Comme l’impôt sur le revenu soustrait bon an mal an entre 50 et 55 milliards aux contribuables, on imagine aisément la tentation que cet agrégat, purement théorique, agite dans l’esprit de nos technocrates. Rappelons pourtant que ces sommes, ces prétendus manque-à-gagner, n’existent que sur le papier. Par exemple les charges sociales du personnel de maison, si elles cessaient d’ouvrir droit à déduction, réintégreraient rapidement, en tout ou partie, la sphère de l’économie souterraine.

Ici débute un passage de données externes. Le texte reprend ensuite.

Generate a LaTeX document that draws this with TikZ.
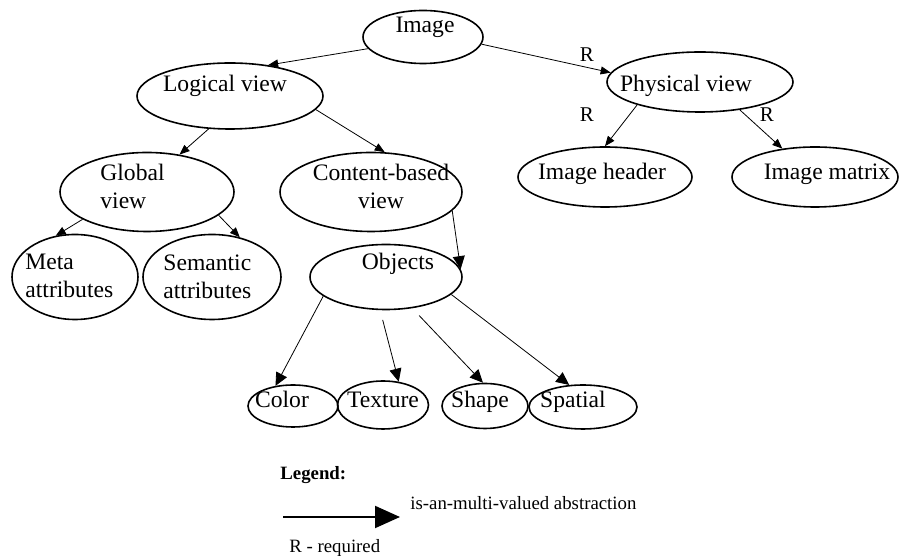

Tout discours officiel parisien sur le « rabotage des niches fiscales » doit cependant être ramené au contexte véritable dans lequel se meut un gouvernement financièrement aux abois.

Il va encore le prouver dans les prochaines semaines avec les lignes rouges, qu’il proclamera comme « non négociables », de la prétendue réforme Woerth des pensions : car celles-ci n’ont été tracées que pour tenter de tromper les marchés financiers.

Nos technocrates, nos prédateurs et nos maîtres se servent de la voix de quelques clowns de la classe politique comme le Baroin. Eux et leurs porte-parole confondent ainsi la nécessaire rigueur et de telles solutions arithmétiques. Elles leur permettront de sauver les notes Moody’s du Trésor public et de poursuivre l’alourdissement de la dette française. Pas question pour eux de diminuer le périmètre de cette dépense publique qui leur permet d’exister si commodément aux frais des contribuables.

JG Malliarakis

Apostilles

  1. [Petite diversion "précieuse"]. Cette « pensée » de Blaise Pascal est utilisée, de manière déformée, dans le merveilleux film « Des Hommes et des Dieux » que je m’empresse de saluer et que j’ai beaucoup aimé. « Par conscience » devient, si je me trompe, dans le rôle admirablement tenu par Michael Lonsdale « pour des motifs religieux ». Cette petite fausse note littéraire, tout en ne me semblant pas complètement innocente sur le moment, ne m’a pas empêché de trouver l’œuvre de Xavier Beauvois. Elle m’a conduit à vérifier dans la dernière édition des Pensées que ma mémoire n’était pas entièrement contaminée par le Dr Alzheimer. Et, de fait, la citation se trouve actuellement en page 432 de la plus récente édition [Scellier] Livre de Poche sous le numéro 658c. [Pour les connaisseurs des éditions précédentes, elle correspond au numéro 895 Brunschweig/ 813 Lafuma cf. p. 147 de l'édition en ligne. au format pdf.]
  2. dans un entretien publié par « l’Est républicain »
  3. grâce au Cri du Contribuable et aux Échos. Marianne en date du 28 juin reprenait l’information.